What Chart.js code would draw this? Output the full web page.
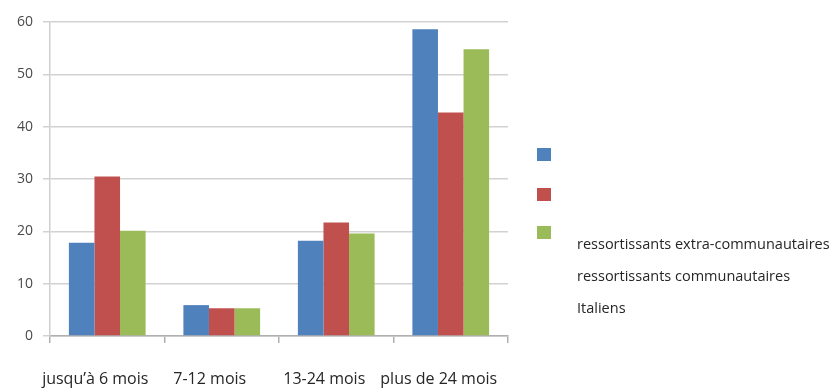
<!DOCTYPE html>
<html>
<head>
<meta charset="utf-8">
<script src="https://cdn.jsdelivr.net/npm/chart.js@4"></script>
<style>
  html, body { margin: 0; padding: 0; background: #ffffff; }
  #wrap { width: 834px; height: 390px; }
</style>
</head>
<body>
<div id="wrap"><canvas id="chart" width="834" height="390"></canvas></div>
<script>
// Durée de séjour, par groupe de nationalité (%)
const categories = ["jusqu\u2019à 6 mois", "7-12 mois", "13-24 mois", "plus de 24 mois"];
const extraCommunautaires = [17.8, 5.9, 18.2, 58.6];
const communautaires = [30.5, 5.3, 21.7, 42.7];
const italiens = [20.1, 5.3, 19.6, 54.8];
const seriesNames = ["ressortissants extra-communautaires", "ressortissants communautaires", "Italiens"];
const seriesColors = ["#4F81BD", "#C0504D", "#9BBB59"];
const yTicks = [0, 10, 20, 30, 40, 50, 60];

const FONT = "'Open Sans', 'DejaVu Sans', sans-serif";

// Legend with colour keys stacked on the left and the names listed below them
const sideLegend = {
  id: "sideLegend",
  afterDraw(chart) {
    const ctx = chart.ctx;
    const boxX = 537, boxW = 14, boxH = 13;
    const boxY = [148, 188, 226];
    const textX = 577;
    const textY = [245, 277, 309];
    ctx.save();
    chart.data.datasets.forEach((ds, i) => {
      ctx.fillStyle = ds.backgroundColor;
      ctx.fillRect(boxX, boxY[i], boxW, boxH);
      ctx.fillStyle = "#262626";
      ctx.font = "14.5px " + FONT;
      ctx.textBaseline = "middle";
      ctx.textAlign = "left";
      ctx.fillText(ds.label, textX, textY[i]);
    });
    ctx.restore();
  }
};

new Chart(document.getElementById("chart"), {
  type: "bar",
  data: {
    labels: categories,
    datasets: [
      { label: seriesNames[0], data: extraCommunautaires, backgroundColor: seriesColors[0] },
      { label: seriesNames[1], data: communautaires, backgroundColor: seriesColors[1] },
      { label: seriesNames[2], data: italiens, backgroundColor: seriesColors[2] }
    ]
  },
  options: {
    responsive: false,
    animation: false,
    devicePixelRatio: 1,
    layout: { padding: { left: 0, top: 22, right: 326, bottom: 0 } },
    datasets: { bar: { categoryPercentage: 0.67, barPercentage: 1.0, borderWidth: 0 } },
    plugins: {
      legend: { display: false },
      tooltip: { enabled: false }
    },
    scales: {
      x: {
        afterFit(scale) { scale.height = 54; },
        grid: {
          drawOnChartArea: false,
          drawTicks: true,
          tickLength: 7,
          color: "#b0b0b0",
          lineWidth: 1.5
        },
        border: { display: true, color: "#b0b0b0", width: 1.5 },
        ticks: {
          color: "#262626",
          font: { family: FONT, size: 16 },
          padding: 27,
          labelOffset: -12,
          maxRotation: 0,
          autoSkip: false
        }
      },
      y: {
        min: 0,
        max: 60,
        afterFit(scale) { scale.width = 50; },
        afterBuildTicks(scale) { scale.ticks = yTicks.map(v => ({ value: v })); },
        grid: {
          color: "#d2d2d2",
          lineWidth: 1.5,
          tickLength: 7
        },
        border: { display: true, color: "#d0d0d0", width: 1.5 },
        ticks: {
          color: "#4a4a4a",
          font: { family: FONT, size: 14 },
          padding: 10
        }
      }
    }
  },
  plugins: [sideLegend]
});
</script>
</body>
</html>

┄┄┄┄┄┄

— Problem requirements —
Go through the listing above and write it out again exactly, dropping the pictures.

— Task answer —
What Chart.js code would draw this? Output the full web page.
<!DOCTYPE html>
<html>
<head>
<meta charset="utf-8">
<script src="https://cdn.jsdelivr.net/npm/chart.js@4"></script>
<style>
  html, body { margin: 0; padding: 0; background: #ffffff; }
  #wrap { width: 834px; height: 390px; }
</style>
</head>
<body>
<div id="wrap"><canvas id="chart" width="834" height="390"></canvas></div>
<script>
// Durée de séjour, par groupe de nationalité (%)
const categories = ["jusqu\u2019à 6 mois", "7-12 mois", "13-24 mois", "plus de 24 mois"];
const extraCommunautaires = [17.8, 5.9, 18.2, 58.6];
const communautaires = [30.5, 5.3, 21.7, 42.7];
const italiens = [20.1, 5.3, 19.6, 54.8];
const seriesNames = ["ressortissants extra-communautaires", "ressortissants communautaires", "Italiens"];
const seriesColors = ["#4F81BD", "#C0504D", "#9BBB59"];
const yTicks = [0, 10, 20, 30, 40, 50, 60];

const FONT = "'Open Sans', 'DejaVu Sans', sans-serif";

// Legend with colour keys stacked on the left and the names listed below them
const sideLegend = {
  id: "sideLegend",
  afterDraw(chart) {
    const ctx = chart.ctx;
    const boxX = 537, boxW = 14, boxH = 13;
    const boxY = [148, 188, 226];
    const textX = 577;
    const textY = [245, 277, 309];
    ctx.save();
    chart.data.datasets.forEach((ds, i) => {
      ctx.fillStyle = ds.backgroundColor;
      ctx.fillRect(boxX, boxY[i], boxW, boxH);
      ctx.fillStyle = "#262626";
      ctx.font = "14.5px " + FONT;
      ctx.textBaseline = "middle";
      ctx.textAlign = "left";
      ctx.fillText(ds.label, textX, textY[i]);
    });
    ctx.restore();
  }
};

new Chart(document.getElementById("chart"), {
  type: "bar",
  data: {
    labels: categories,
    datasets: [
      { label: seriesNames[0], data: extraCommunautaires, backgroundColor: seriesColors[0] },
      { label: seriesNames[1], data: communautaires, backgroundColor: seriesColors[1] },
      { label: seriesNames[2], data: italiens, backgroundColor: seriesColors[2] }
    ]
  },
  options: {
    responsive: false,
    animation: false,
    devicePixelRatio: 1,
    layout: { padding: { left: 0, top: 22, right: 326, bottom: 0 } },
    datasets: { bar: { categoryPercentage: 0.67, barPercentage: 1.0, borderWidth: 0 } },
    plugins: {
      legend: { display: false },
      tooltip: { enabled: false }
    },
    scales: {
      x: {
        afterFit(scale) { scale.height = 54; },
        grid: {
          drawOnChartArea: false,
          drawTicks: true,
          tickLength: 7,
          color: "#b0b0b0",
          lineWidth: 1.5
        },
        border: { display: true, color: "#b0b0b0", width: 1.5 },
        ticks: {
          color: "#262626",
          font: { family: FONT, size: 16 },
          padding: 27,
          labelOffset: -12,
          maxRotation: 0,
          autoSkip: false
        }
      },
      y: {
        min: 0,
        max: 60,
        afterFit(scale) { scale.width = 50; },
        afterBuildTicks(scale) { scale.ticks = yTicks.map(v => ({ value: v })); },
        grid: {
          color: "#d2d2d2",
          lineWidth: 1.5,
          tickLength: 7
        },
        border: { display: true, color: "#d0d0d0", width: 1.5 },
        ticks: {
          color: "#4a4a4a",
          font: { family: FONT, size: 14 },
          padding: 10
        }
      }
    }
  },
  plugins: [sideLegend]
});
</script>
</body>
</html>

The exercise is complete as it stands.